The well-ordering principle states every non-empty set of positive integers has a least element. Logically equivalent to mathematical induction, it can prove statements by assuming a counterexample exists and deriving a contradiction via the least element.
You've worked with strong induction, which lets you assume the statement holds for all positive integers smaller than n in order to prove it for n. The well-ordering principle is a restatement of the same fundamental fact about the natural numbers from a different angle: every non-empty subset of the positive integers contains a smallest element. This might seem obvious — of course you can find the minimum — but it is a genuine axiom, not a logical tautology. The real numbers, for example, do *not* satisfy this property: the open interval (0, 1) is a non-empty set of positive numbers with no least element.
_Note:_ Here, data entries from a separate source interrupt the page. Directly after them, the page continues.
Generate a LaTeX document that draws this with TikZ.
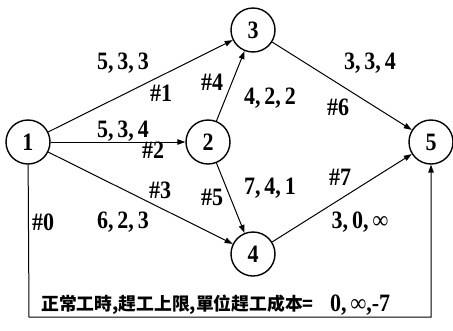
\documentclass[tikz,border=0pt]{standalone}
\usepackage{fontspec}
\setmainfont{Liberation Serif}
\newfontfamily\numf[FakeStretch=0.88]{Liberation Serif}
\newfontfamily\cjk{Noto Sans CJK TC}
\newcommand\cma{,\hspace{4pt}}
\usetikzlibrary{arrows.meta}
\begin{document}
\begin{tikzpicture}[x=1pt,y=-1pt,
  vtx/.style={circle,draw,line width=1.4pt,minimum size=44pt,inner sep=0pt,font=\numf\fontsize{25}{25}\selectfont\bfseries},
  lbl/.style={font=\numf\fontsize{25}{25}\selectfont\bfseries,inner sep=0pt},
  edge/.style={line width=1pt,-{Triangle[length=8pt,width=5.5pt]}}]
\useasboundingbox (0,0) rectangle (453,330);
\node[vtx] (n1) at (28,142) {1};
\node[vtx] (n2) at (208,142) {2};
\node[vtx] (n3) at (253,30) {3};
\node[vtx] (n4) at (253,254) {4};
\node[vtx] (n5) at (431,142) {5};
\draw[edge] (n1) -- (n3);
\draw[edge] (n1) -- (n2);
\draw[edge] (n1) -- (n4);
\draw[edge] (n2) -- (n3);
\draw[edge] (n2) -- (n4);
\draw[edge] (n3) -- (n5);
\draw[edge] (n4) -- (n5);
\coordinate (c1) at (29,317);
\coordinate (c2) at (431,317);
\draw[edge] (n1) -- (c1) -- (c2) -- (n5);
\node[lbl] (l1) at (123,63) {5\cma 3\cma 3};
\node[lbl] (h1) at (161,93) {\#1};
\node[lbl] (h4) at (212,82) {\#4};
\node[lbl] (l2) at (123,131) {5\cma 3\cma 4};
\node[lbl] (h2) at (153,150) {\#2};
\node[lbl] (l4) at (270,98) {4\cma 2\cma 2};
\node[lbl] (l6) at (370,63) {3\cma 3\cma 4};
\node[lbl] (h6) at (338,107) {\#6};
\node[lbl] (h3) at (160,190) {\#3};
\node[lbl] (h5) at (212,197) {\#5};
\node[lbl] (h0) at (43,222) {\#0};
\node[lbl] (l3) at (123,222) {6\cma 2\cma 3};
\node[lbl] (l5) at (270,188) {7\cma 4\cma 1};
\node[lbl] (h7) at (340,177) {\#7};
\node[lbl] (l7) at (360,222) {3\cma 0\cma ∞};
\node[font=\cjk\fontsize{17.8}{17.8}\selectfont\bfseries,anchor=west,inner sep=0pt] (t0) at (41,305) {正常工時,趕工上限,單位趕工成本=};
\node[lbl,anchor=west] (v0) at (330,305) {0\cma ∞,-7};
\end{tikzpicture}
\end{document}
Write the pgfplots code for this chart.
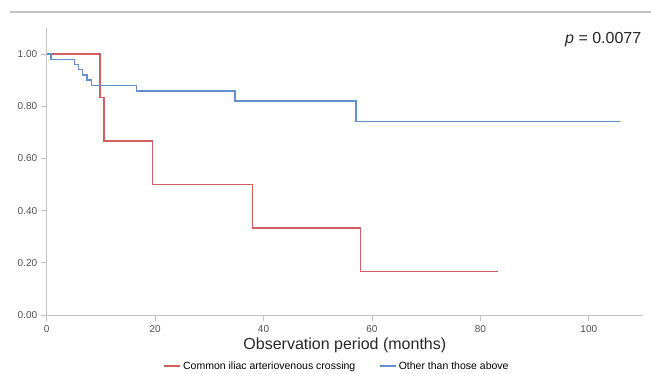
\documentclass[border=0pt]{standalone}
\usepackage{pgfplots}
\pgfplotsset{compat=1.18}
\usepackage{fontspec}
\setmainfont{Liberation Sans}
\definecolor{kmred}{RGB}{210,95,95}
\definecolor{kmblue}{RGB}{100,145,205}
\definecolor{axgray}{RGB}{195,195,195}
\definecolor{txtgray}{RGB}{80,80,80}
\begin{document}
\begin{tikzpicture}[x=1pt,y=1pt]
\useasboundingbox (0,0) rectangle (651,374);
\draw[axgray, line width=1.2pt] (10,362) -- (651,362);
\begin{axis}[
  at={(46.7pt,59pt)}, anchor=south west,
  scale only axis, width=596.3pt, height=287pt,
  xmin=0, xmax=110, ymin=0, ymax=1.1,
  axis x line=bottom, axis y line=left,
  axis line style={-, axgray, line width=0.8pt},
  xtick={0,20,40,60,80,100},
  ytick={0,0.2,0.4,0.6,0.8,1.0},
  tick align=outside, major tick length=6pt,
  tick style={axgray, line width=0.8pt},
  /pgf/number format/assume math mode=true,
  yticklabel style={/pgf/number format/.cd, fixed, fixed zerofill, precision=2},
  ticklabel style={font=\fontsize{10}{11}\selectfont, text=txtgray},
  xticklabel style={yshift=-1pt},
  legend style={at={(0.487,-0.178)}, anchor=center, draw=none, fill=none,
    font=\fontsize{10.5}{12}\selectfont, legend columns=2,
    /tikz/every even column/.append style={column sep=22pt}},
  legend image code/.code={\draw[#1] (0,0) -- (16pt,0);},
  clip=false,
]
\addplot[const plot, kmred, line width=1.5pt] coordinates {
(0,1) (9.8,0.8333) (10.6,0.6667) (19.5,0.5) (38.0,0.3333) (57.9,0.1667) (83.2,0.1667)};
\addlegendentry{Common iliac arteriovenous crossing}
\addplot[const plot, kmblue, line width=1.5pt] coordinates {
(0,1) (0.8,0.98) (5.1,0.96) (5.9,0.94) (6.6,0.92) (7.4,0.90) (8.3,0.88) (16.6,0.859) (34.7,0.82) (57.1,0.741) (105.8,0.741)};
\addlegendentry{Other than those above}
\node[anchor=center, font=\fontsize{16}{18}\selectfont, text=black!85] at (rel axis cs:0.5,-0.105) {Observation period (months)};
\node[anchor=east, font=\fontsize{16}{18}\selectfont, text=black!85] at (rel axis cs:1.003,0.958) {\textit{p} = 0.0077};
\end{axis}
\end{tikzpicture}
\end{document}
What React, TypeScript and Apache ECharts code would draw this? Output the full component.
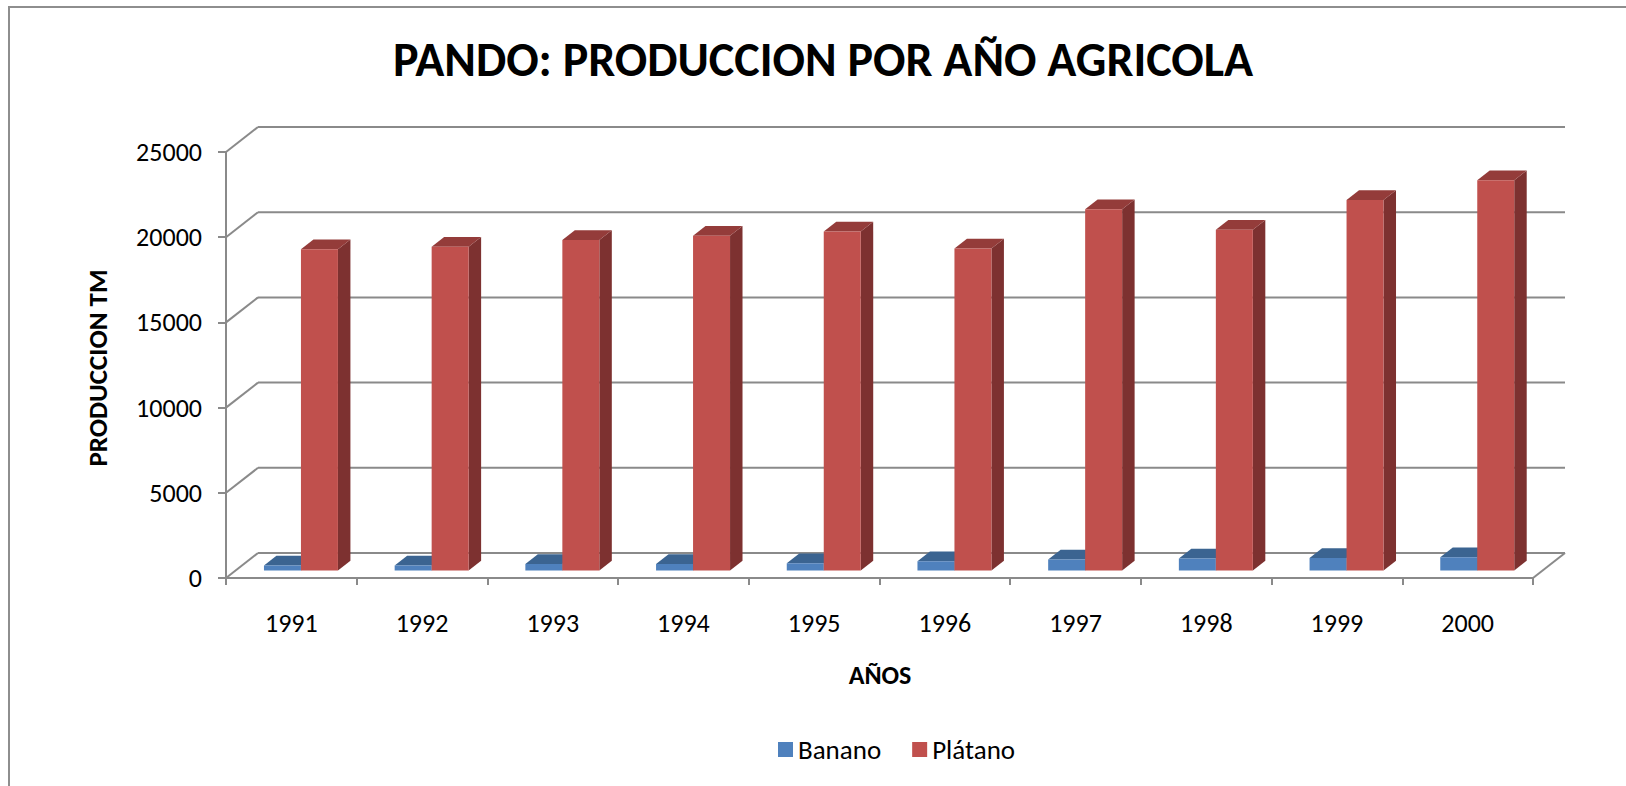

The logical equivalence between well-ordering and induction is deep. Given well-ordering, you can derive induction: if P(1) holds and P(k) → P(k+1) for all k, suppose for contradiction that P fails somewhere. The set of failures is a non-empty set of positive integers, so by well-ordering it has a least element n. Since P(1) holds, n > 1. Since n is the *least* failure, P(n−1) is true. But then P(n−1) → P(n) gives P(n) — contradiction. Conversely, induction implies well-ordering. The two principles are two faces of the same structural fact about ℕ.
Well-ordering suggests a direct proof technique distinct from induction's step-by-step structure: proof by minimal counterexample. To prove a statement P holds for all positive integers, assume for contradiction that it fails for some positive integer. By well-ordering, there is a *smallest* counterexample — call it n. Now derive a contradiction: either show that a smaller counterexample must exist (ruling out n being minimal), or show directly that P(n) must hold (contradicting it being a counterexample). For example, to prove every integer greater than 1 has a prime factor: if not, let n be the smallest integer greater than 1 with no prime factor. Then n is not prime (or it would be its own prime factor), so n = ab with 1 < a, b < n. Since a < n and n was minimal, a has a prime factor p. But p divides a and a divides n, so p divides n — contradiction.
Choose between well-ordering and induction based on which argument flows more naturally. Induction is more natural when you can explicitly build P(n) from P(n−1). Well-ordering (minimal counterexample) is often cleaner when the proof works by contradiction and the structure of the "smallest failure" is easier to analyze than an inductive step. Both are always available for any statement about positive integers, and facility with both gives you the flexibility to pick the proof that reads most transparently.